Leaving aside the tangible change for the worse and its potential reasons in his judgement of life in the United States, Koestler’s published as well as private assessments, as it is to be shown below, converge around a clearly identifiable, and surprisingly limited, number of aspects.
His view of the country’s literary life is unambiguously negative. The number one target of his criticism is the institution of best-seller lists, and especially its influence on writers as well as on the reception of their works:
"The longer I live here the more I get the feeling that there is something radically wrong with literary life in America. I don’t mean the quality of the writers. […] What disturbs me is something different. […] the social climate in this country has made the creation of art into an essentially competitive business. On the bestseller charts, this curse of American literary life, authors are rated like shares on the Stock Exchange. […] If you are a novelist living in this country you may be a saint but you will be unable to resist glancing at the devilish chart to see how you and your friends are doing; and your friends thus automatically turn into competitors." (Koestler and Koestler 1984, 101)
At the same time, he admits that best-seller lists have at least one advantage: they do make literary life lively, even if not necessarily along the lines he would prefer in an ideal situation.
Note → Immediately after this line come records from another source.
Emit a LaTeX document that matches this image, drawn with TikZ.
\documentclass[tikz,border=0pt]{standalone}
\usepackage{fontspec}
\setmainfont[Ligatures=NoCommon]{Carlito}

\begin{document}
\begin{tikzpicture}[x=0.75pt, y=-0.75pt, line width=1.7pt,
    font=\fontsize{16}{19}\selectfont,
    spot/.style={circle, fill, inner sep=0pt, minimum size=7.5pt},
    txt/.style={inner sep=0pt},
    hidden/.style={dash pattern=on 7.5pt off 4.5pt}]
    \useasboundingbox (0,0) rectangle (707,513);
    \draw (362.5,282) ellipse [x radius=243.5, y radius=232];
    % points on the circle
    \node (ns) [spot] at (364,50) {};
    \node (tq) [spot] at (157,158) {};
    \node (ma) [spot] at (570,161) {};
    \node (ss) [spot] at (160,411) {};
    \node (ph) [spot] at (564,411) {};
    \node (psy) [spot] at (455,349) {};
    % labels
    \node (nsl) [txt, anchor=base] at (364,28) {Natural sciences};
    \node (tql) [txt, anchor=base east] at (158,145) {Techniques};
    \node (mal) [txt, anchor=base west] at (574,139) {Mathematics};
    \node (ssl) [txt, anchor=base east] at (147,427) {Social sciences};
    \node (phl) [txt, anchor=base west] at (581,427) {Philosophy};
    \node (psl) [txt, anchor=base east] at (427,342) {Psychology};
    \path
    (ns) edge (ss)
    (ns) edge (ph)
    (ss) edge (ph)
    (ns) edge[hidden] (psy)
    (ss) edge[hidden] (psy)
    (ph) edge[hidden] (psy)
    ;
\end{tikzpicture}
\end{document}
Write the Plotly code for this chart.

Even if “the competitive, commercialised atmosphere in the States […] is very bad for a writer” (140), in comparison, he finds the British situation just as dire, exactly for its lack of competition: “the staleness of the English literary scene is also rather depressing” (140).
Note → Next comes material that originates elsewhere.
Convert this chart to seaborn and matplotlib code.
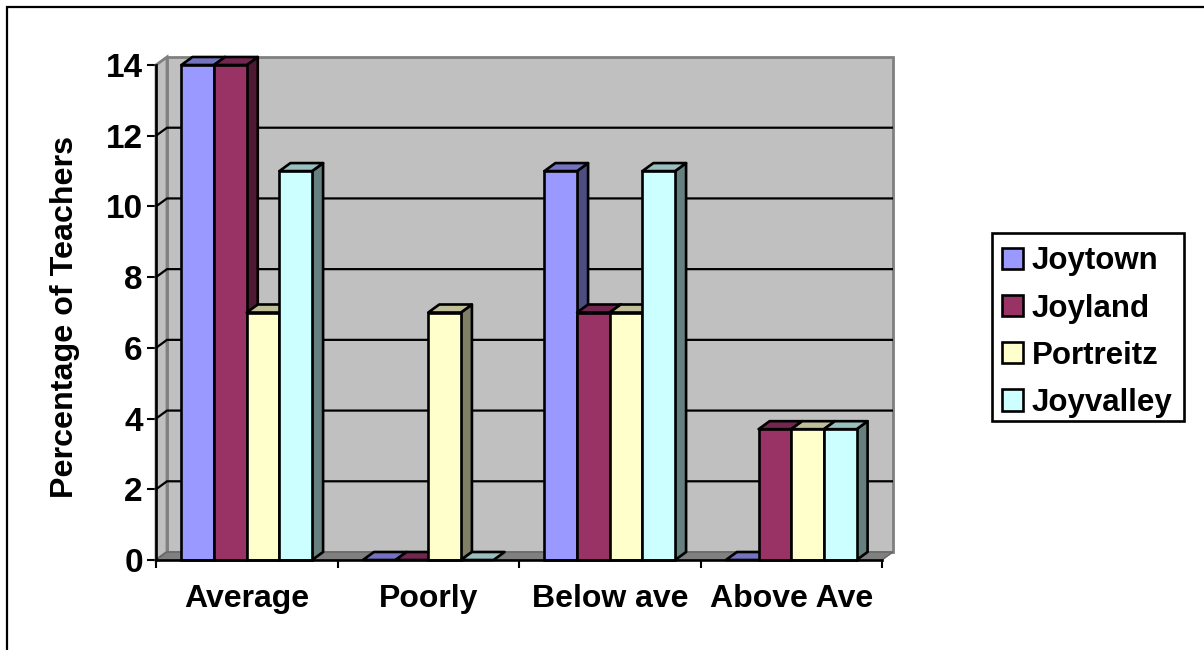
import matplotlib
matplotlib.use("Agg")
import matplotlib.pyplot as plt
from matplotlib.lines import Line2D
from matplotlib.patches import Polygon, Rectangle
from matplotlib.transforms import offset_copy
import numpy as np
import pandas as pd
import seaborn as sns

categories = ["Average", "Poorly", "Below ave", "Above Ave"]
joytown = [14, 0, 11, 0]
joyland = [14, 0, 7, 3.7]
portreitz = [7, 7, 7, 3.7]
joyvalley = [11, 0, 11, 3.7]
series_names = ["Joytown", "Joyland", "Portreitz", "Joyvalley"]
front_colors = ["#9999FF", "#993366", "#FFFFCC", "#CCFFFF"]
top_colors = ["#7373BF", "#732650", "#BFBF99", "#99BFBF"]
side_colors = ["#4D4D80", "#4D1933", "#808066", "#668080"]
y_ticks = [0, 2, 4, 6, 8, 10, 12, 14]

W, H = 1204, 650
DX, DY = 11, 8  # depth of the 3D box in pixels
FONT = "Liberation Sans"
EDGE = 1.9

sns.set_theme(style="white")
plt.rcParams["font.family"] = [FONT, "DejaVu Sans"]
plt.rcParams["text.color"] = "black"
plt.rcParams["axes.labelcolor"] = "black"
plt.rcParams["xtick.color"] = "black"
plt.rcParams["ytick.color"] = "black"

fig = plt.figure(figsize=(W / 100, H / 100), dpi=100, facecolor="white")

# outer frame: only the top and left edges fall inside the canvas
fig.add_artist(Line2D([7 / W, 7 / W, 1], [0, 1 - 7 / H, 1 - 7 / H], transform=fig.transFigure,
                      color="black", lw=1.6, solid_joinstyle="miter"))

ax = fig.add_axes([156 / W, 1 - 560 / H, (882 - 156) / W, (560 - 65) / H])
ax.patch.set_visible(False)

df = pd.DataFrame({"category": categories, "Joytown": joytown, "Joyland": joyland,
                   "Portreitz": portreitz, "Joyvalley": joyvalley})
long = df.melt("category", var_name="school", value_name="pct")
sns.barplot(data=long, x="category", y="pct", hue="school", hue_order=series_names,
            order=categories, palette=front_colors, width=0.72, gap=0, saturation=1,
            edgecolor="black", linewidth=EDGE, ax=ax, legend=False)

ax.set_xlim(-0.5, 3.5)
ax.set_ylim(0, 14)
back = offset_copy(ax.transData, fig=fig, x=DX, y=DY, units="dots")
t = ax.transData
inv = t.inverted()

# back wall, side wall and floor of the box
ax.add_patch(Polygon([(-0.5, 0), (3.5, 0), (3.5, 14), (-0.5, 14)], transform=back,
                     fc="#C0C0C0", ec="#808080", lw=2, zorder=1, clip_on=False))
side_pts = [t.transform((-0.5, 0)), back.transform((-0.5, 0)), back.transform((-0.5, 14)), t.transform((-0.5, 14))]
ax.add_patch(Polygon(inv.transform(side_pts), transform=t, fc="#C0C0C0", ec="#808080", lw=2,
                     zorder=1, clip_on=False))
floor_pts = [t.transform((-0.5, 0)), t.transform((3.5, 0)), back.transform((3.5, 0)), back.transform((-0.5, 0))]
ax.add_patch(Polygon(inv.transform(floor_pts), transform=t, fc="#808080", ec="#666666", lw=1,
                     zorder=1.1, clip_on=False))

# gridlines run along the back wall and down the side wall
for v in y_ticks[1:-1]:
    a, b, c = t.transform((-0.5, v)), back.transform((-0.5, v)), back.transform((3.5, v))
    ax.plot(*inv.transform([a, b, c]).T, color="black", lw=1.6, zorder=1.5, clip_on=False,
            solid_capstyle="butt")

# extrude every bar, left to right so nearer faces hide the ones they overlap
bars = [p for p in ax.patches if isinstance(p, Rectangle)]
z = 2.0
order = sorted(range(len(bars)), key=lambda i: bars[i].get_x())
for i in order:
    bar = bars[i]
    series = i // len(categories)
    x0, x1, h = bar.get_x(), bar.get_x() + bar.get_width(), bar.get_height()
    fl, fr = t.transform((x0, h)), t.transform((x1, h))
    br0, bl = t.transform((x1, 0)), back.transform((x0, h))
    tr = back.transform((x1, h))
    bb = back.transform((x1, 0))
    if h > 0:
        ax.add_patch(Polygon(inv.transform([br0, bb, tr, fr]), transform=t, fc=side_colors[series],
                             ec="black", lw=EDGE, zorder=z, clip_on=False, joinstyle="round"))
    ax.add_patch(Polygon(inv.transform([fl, fr, tr, bl]), transform=t, fc=top_colors[series],
                         ec="black", lw=EDGE, zorder=z + 0.1, clip_on=False, joinstyle="round"))
    bar.set_zorder(z + 0.2)
    bar.set_clip_on(False)
    bar.set_visible(h > 0)
    z += 0.3

for s in ["top", "right"]:
    ax.spines[s].set_visible(False)
for s in ["left", "bottom"]:
    ax.spines[s].set_linewidth(EDGE)
    ax.spines[s].set_color("black")
    ax.spines[s].set_zorder(50)

ax.set_yticks(y_ticks)
ax.set_xticks(np.arange(-0.5, 4, 1), minor=False)
ax.set_xticklabels([])
ax.set_xticks(np.arange(4), labels=categories, minor=True)
ax.tick_params(axis="x", which="major", length=5.8, width=1.5, bottom=True)
ax.tick_params(axis="x", which="minor", length=0, pad=17.5)
ax.tick_params(axis="y", length=6.5, width=1.5, left=True, pad=3)
for lab in ax.get_xticklabels(minor=True):
    lab.set_fontweight("bold")
    lab.set_fontsize(23)
for lab in ax.get_yticklabels():
    lab.set_fontweight("bold")
    lab.set_fontsize(24)
ax.set_xlabel("")
ax.set_ylabel("Percentage of Teachers", fontsize=23.2, fontweight="bold")
ax.yaxis.set_label_coords((80 - 156) / 726, (560 - 317) / 495)

# legend: frame drawn separately so the entries can sit centred inside it
fig.add_artist(Rectangle((992 / W, 1 - 421 / H), 192 / W, 188 / H, transform=fig.transFigure,
                         fc="white", ec="black", lw=EDGE))
handles = [Rectangle((0, 0), 1, 1, fc=c, ec="black", lw=EDGE) for c in front_colors]
leg = fig.legend(handles, series_names, loc="upper left", bbox_to_anchor=(992 / W, 1 - 236 / H),
                 borderaxespad=0, frameon=False,
                 prop={"family": FONT, "weight": "bold", "size": 22.5}, handlelength=0.67, handleheight=0.67,
                 handletextpad=0.28, labelspacing=0.55, borderpad=0.33, labelcolor="black")
leg.set_zorder(5)

fig.savefig("out.png", dpi=100, facecolor="white")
Another, directly related element of his criticism of American literary life centers on reviews. Mamaine Koestler (1985), in her letter sent on March 25, 1951, lists several reasons for Koestler no longer feeling satisfied in the United States. She mentions “the idiotic reviews with their completely false standards” (178) as one of them. While her letter does not describe what those “false standards” are supposed to be, Koestler himself is certainly more specific. For him, these standards, at least partially, are shared with those of the best-seller lists: “making literature into a competitive game has a corroding effect on readers, writers, publishers and reviewers alike” (Koestler and Koestler 1984, 101) exactly because this competitiveness means that “publishers, reviewers and editors focus [the writer’s] attention,” and one could add their own attention as well, “consciously or unconsciously – on immediate success here and now” (101).
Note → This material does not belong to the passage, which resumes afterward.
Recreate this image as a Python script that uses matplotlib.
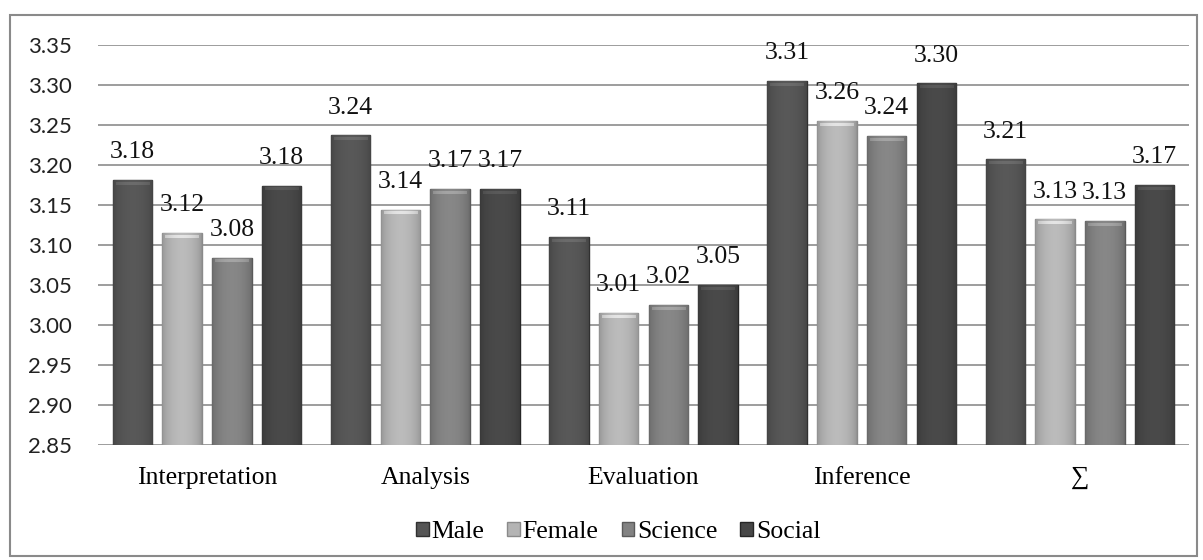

Besides best-seller lists, reviewers, publishers and editors focusing too much on quantitative success, another one of Koestler’s criticisms has to do with the average American not being a reader. Cynthia Koestler remarks, recalling a train journey: “Arthur examined the specimens of American wildlife in our carriage. Not a single person was reading, he exclaimed, surprised, nor was anyone looking out of the window at the landscape. I gazed around: some passengers looked bored, others were wrapped up in their own private worries” (119–20). Mamaine Koestler (1985) mentions a similar, even if less explicitly framed, incident involving the above mentioned McCarthyist senator, in a letter sent on March 25, 1951: “Arthur and I had dinner with one of the Senators who are introducing his Bill; this one is called Sen. Brewster […] obviously quite a nice chap and intelligent as far as they go, but oh how many miles between him and us, we both felt. He remarked that the only member of his household who had read any of K’s books was his gardener, who has read Darkness at Noon” (177). While Koestler’s pride may have been, indeed, hurt and/or shocked as a public figure that Brewster had “only a vague idea who Koestler was” (Scammell 2009, 384), his wife’s remarks to her sister seem to rather suggest that their shock has to do with the senator not being a reader, or at least not enough to know a major name in political fiction.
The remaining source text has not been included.